AMD reported Q1 2026 EPS of $1.37 versus $1.27 expected and revenue of $10.3 billion versus $9.85 billion consensus, with revenue up 38% year over year and data center revenue up 57%. Loop Capital lifted its AMD price target to $410 from $310, citing rapid market share gains from Intel and stronger AI momentum around Instinct MI400 Helios and MI450 products. The company also raised its server CPU TAM estimate to $120 billion from $60 billion, reinforcing a constructive outlook.

Analysis

The market is no longer pricing AMD as a cyclical share-taker; it is starting to re-rate it as an AI platform beneficiary with optionality across CPU, GPU, and software stacks. That matters because the next leg of upside is likely to come less from headline beats and more from mix shift: every incremental dollar of data-center content and software attach should expand gross margin faster than the consensus model is assuming. The bigger second-order winner is the ecosystem around AMD’s ramp—board makers, HBM-adjacent suppliers, and networking/interconnect vendors that get pulled into deployments as customer concentration broadens beyond a single hyperscaler. The key risk is that the stock is now sensitive to execution gaps over the next 2-3 quarters rather than to long-dated TAM stories. If product cadence slips even modestly, the multiple can compress quickly because investors are paying for a clean runway into the second half of 2026; any evidence of inventory pre-builds, pricing concessions, or delayed systems qualification would hit the narrative hard. Intel’s competitive pressure is less about winning share back outright and more about slowing AMD’s share gains enough to reset the growth curve, which would be enough to compress the forward multiple.

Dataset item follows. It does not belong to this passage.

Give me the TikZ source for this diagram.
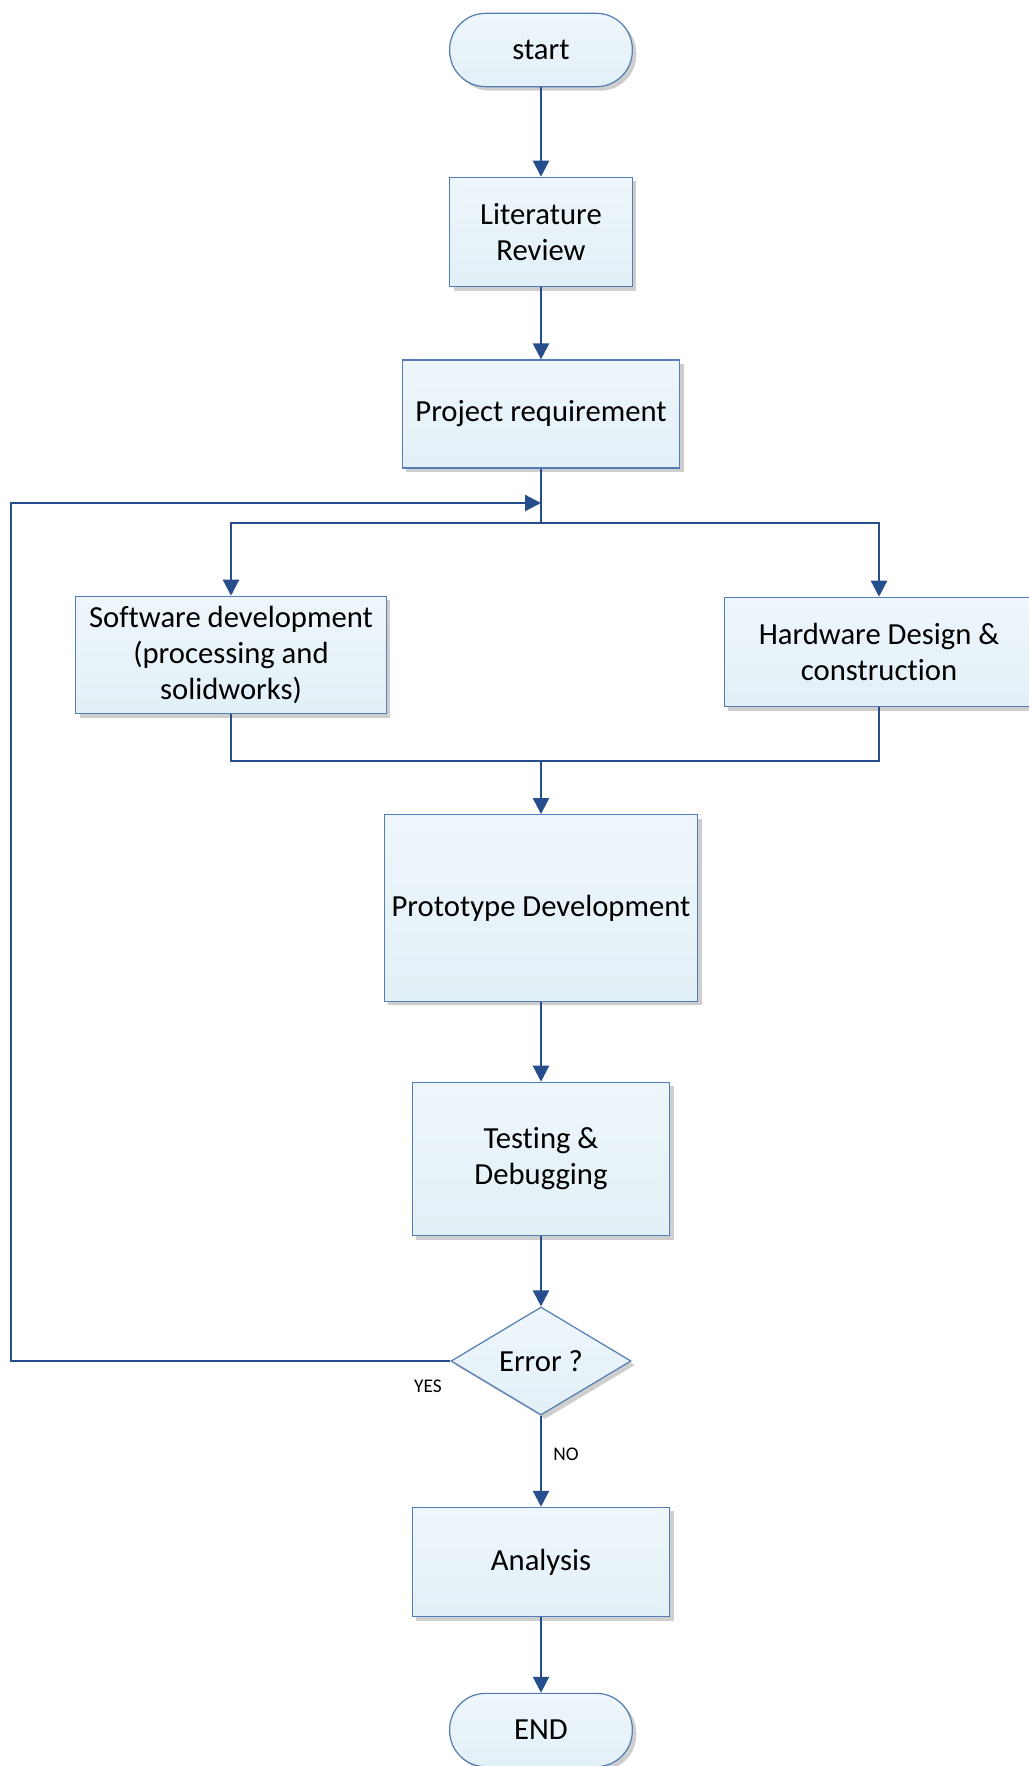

The contrarian view is that the sell-side may be over-indexing on terminal EPS and underestimating how much of the upside is already embedded in the stock’s multiple expansion. At these levels, AMD has to outperform not just on revenue but on margin durability and cash conversion; otherwise, “beat-and-raise” stops being enough. The better way to express the view may be through relative value rather than outright longs, because the core thesis is still valid but the valuation now leaves less room for disappointment. Near term, the setup is bullish for 1-2 quarter momentum, but the highest-conviction catalyst window is the next product and guidance cycle rather than the current quarter. If AMD confirms that systems deployment is scaling without margin dilution, the stock can continue to grind higher; if not, a 15-20% drawdown is plausible even without a fundamental break, simply from de-rating.